▼▼▼
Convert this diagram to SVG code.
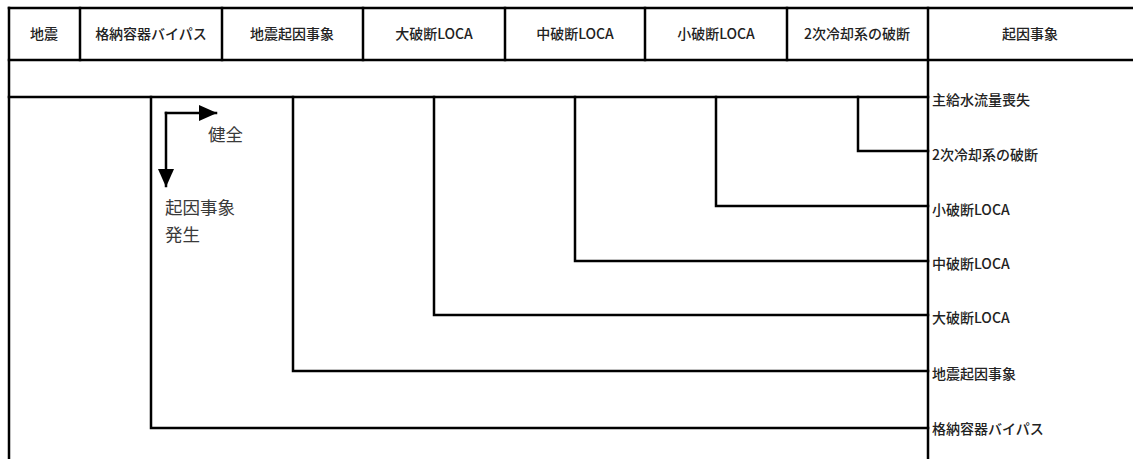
<svg xmlns="http://www.w3.org/2000/svg" width="1133" height="459" viewBox="0 0 1133 459">
<style>
.ln{stroke:#000;stroke-width:2.5;fill:none;stroke-linecap:square}
.hd{font-family:"Noto Sans CJK JP","Liberation Sans",sans-serif;font-size:14px;font-weight:500;fill:#222;text-anchor:middle}
.lb{font-family:"Noto Sans CJK JP","Liberation Sans",sans-serif;font-size:14px;font-weight:500;fill:#222}
.nt{font-family:"Noto Sans CJK JP",serif;font-size:17.5px;fill:#3a3a3a}
</style>
<defs>
<marker id="ah2" markerWidth="18" markerHeight="16" refX="17" refY="8" orient="auto" markerUnits="userSpaceOnUse">
<path d="M0,0 L18,8 L0,16 z" fill="#000"/>
</marker>
</defs>
<rect width="1133" height="459" fill="#fff"/>
<g id="table">
<line class="ln" x1="9" y1="8" x2="1133" y2="8"/>
<line class="ln" x1="9" y1="60" x2="1133" y2="60"/>
<line class="ln" x1="9" y1="8" x2="9" y2="459"/>
<line class="ln" x1="80" y1="8" x2="80" y2="60"/>
<line class="ln" x1="222" y1="8" x2="222" y2="60"/>
<line class="ln" x1="363" y1="8" x2="363" y2="60"/>
<line class="ln" x1="505" y1="8" x2="505" y2="60"/>
<line class="ln" x1="645" y1="8" x2="645" y2="60"/>
<line class="ln" x1="787" y1="8" x2="787" y2="60"/>
<line class="ln" x1="928" y1="8" x2="928" y2="459"/>
</g>
<g id="headers">
<text class="hd" x="44" y="39">地震</text>
<text class="hd" x="151" y="39">格納容器バイパス</text>
<text class="hd" x="292" y="39">地震起因事象</text>
<text class="hd" x="434" y="39">大破断LOCA</text>
<text class="hd" x="575" y="39">中破断LOCA</text>
<text class="hd" x="716" y="39">小破断LOCA</text>
<text class="hd" x="857" y="39">2次冷却系の破断</text>
<text class="hd" x="1030" y="39">起因事象</text>
</g>
<g id="connectors">
<line class="ln" x1="9" y1="97" x2="928" y2="97"/>
<polyline class="ln" points="858,97 858,151 928,151"/>
<polyline class="ln" points="716,97 716,206 928,206"/>
<polyline class="ln" points="575,97 575,261 928,261"/>
<polyline class="ln" points="434,97 434,315 928,315"/>
<polyline class="ln" points="293,97 293,371 928,371"/>
<polyline class="ln" points="151,97 151,428 928,428"/>
</g>
<g id="labels">
<text class="lb" x="932" y="105">主給水流量喪失</text>
<text class="lb" x="932" y="160">2次冷却系の破断</text>
<text class="lb" x="932" y="215">小破断LOCA</text>
<text class="lb" x="932" y="269">中破断LOCA</text>
<text class="lb" x="932" y="323">大破断LOCA</text>
<text class="lb" x="932" y="379">地震起因事象</text>
<text class="lb" x="932" y="434">格納容器バイパス</text>
</g>
<g id="legend">
<line class="ln" x1="166" y1="113" x2="216" y2="113" marker-end="url(#ah2)"/>
<line class="ln" x1="166" y1="113" x2="166" y2="186" marker-end="url(#ah2)"/>
<text class="nt" x="208" y="141">健全</text>
<text class="nt" x="165" y="214">起因事象</text>
<text class="nt" x="165" y="241">発生</text>
</g>
</svg>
▲▲▲
:: What to do ::
Exactly as written, return every line of the listing, but not the pictures.

:: Response to the task ::
Convert this diagram to SVG code.
<svg xmlns="http://www.w3.org/2000/svg" width="1133" height="459" viewBox="0 0 1133 459">
<style>
.ln{stroke:#000;stroke-width:2.5;fill:none;stroke-linecap:square}
.hd{font-family:"Noto Sans CJK JP","Liberation Sans",sans-serif;font-size:14px;font-weight:500;fill:#222;text-anchor:middle}
.lb{font-family:"Noto Sans CJK JP","Liberation Sans",sans-serif;font-size:14px;font-weight:500;fill:#222}
.nt{font-family:"Noto Sans CJK JP",serif;font-size:17.5px;fill:#3a3a3a}
</style>
<defs>
<marker id="ah2" markerWidth="18" markerHeight="16" refX="17" refY="8" orient="auto" markerUnits="userSpaceOnUse">
<path d="M0,0 L18,8 L0,16 z" fill="#000"/>
</marker>
</defs>
<rect width="1133" height="459" fill="#fff"/>
<g id="table">
<line class="ln" x1="9" y1="8" x2="1133" y2="8"/>
<line class="ln" x1="9" y1="60" x2="1133" y2="60"/>
<line class="ln" x1="9" y1="8" x2="9" y2="459"/>
<line class="ln" x1="80" y1="8" x2="80" y2="60"/>
<line class="ln" x1="222" y1="8" x2="222" y2="60"/>
<line class="ln" x1="363" y1="8" x2="363" y2="60"/>
<line class="ln" x1="505" y1="8" x2="505" y2="60"/>
<line class="ln" x1="645" y1="8" x2="645" y2="60"/>
<line class="ln" x1="787" y1="8" x2="787" y2="60"/>
<line class="ln" x1="928" y1="8" x2="928" y2="459"/>
</g>
<g id="headers">
<text class="hd" x="44" y="39">地震</text>
<text class="hd" x="151" y="39">格納容器バイパス</text>
<text class="hd" x="292" y="39">地震起因事象</text>
<text class="hd" x="434" y="39">大破断LOCA</text>
<text class="hd" x="575" y="39">中破断LOCA</text>
<text class="hd" x="716" y="39">小破断LOCA</text>
<text class="hd" x="857" y="39">2次冷却系の破断</text>
<text class="hd" x="1030" y="39">起因事象</text>
</g>
<g id="connectors">
<line class="ln" x1="9" y1="97" x2="928" y2="97"/>
<polyline class="ln" points="858,97 858,151 928,151"/>
<polyline class="ln" points="716,97 716,206 928,206"/>
<polyline class="ln" points="575,97 575,261 928,261"/>
<polyline class="ln" points="434,97 434,315 928,315"/>
<polyline class="ln" points="293,97 293,371 928,371"/>
<polyline class="ln" points="151,97 151,428 928,428"/>
</g>
<g id="labels">
<text class="lb" x="932" y="105">主給水流量喪失</text>
<text class="lb" x="932" y="160">2次冷却系の破断</text>
<text class="lb" x="932" y="215">小破断LOCA</text>
<text class="lb" x="932" y="269">中破断LOCA</text>
<text class="lb" x="932" y="323">大破断LOCA</text>
<text class="lb" x="932" y="379">地震起因事象</text>
<text class="lb" x="932" y="434">格納容器バイパス</text>
</g>
<g id="legend">
<line class="ln" x1="166" y1="113" x2="216" y2="113" marker-end="url(#ah2)"/>
<line class="ln" x1="166" y1="113" x2="166" y2="186" marker-end="url(#ah2)"/>
<text class="nt" x="208" y="141">健全</text>
<text class="nt" x="165" y="214">起因事象</text>
<text class="nt" x="165" y="241">発生</text>
</g>
</svg>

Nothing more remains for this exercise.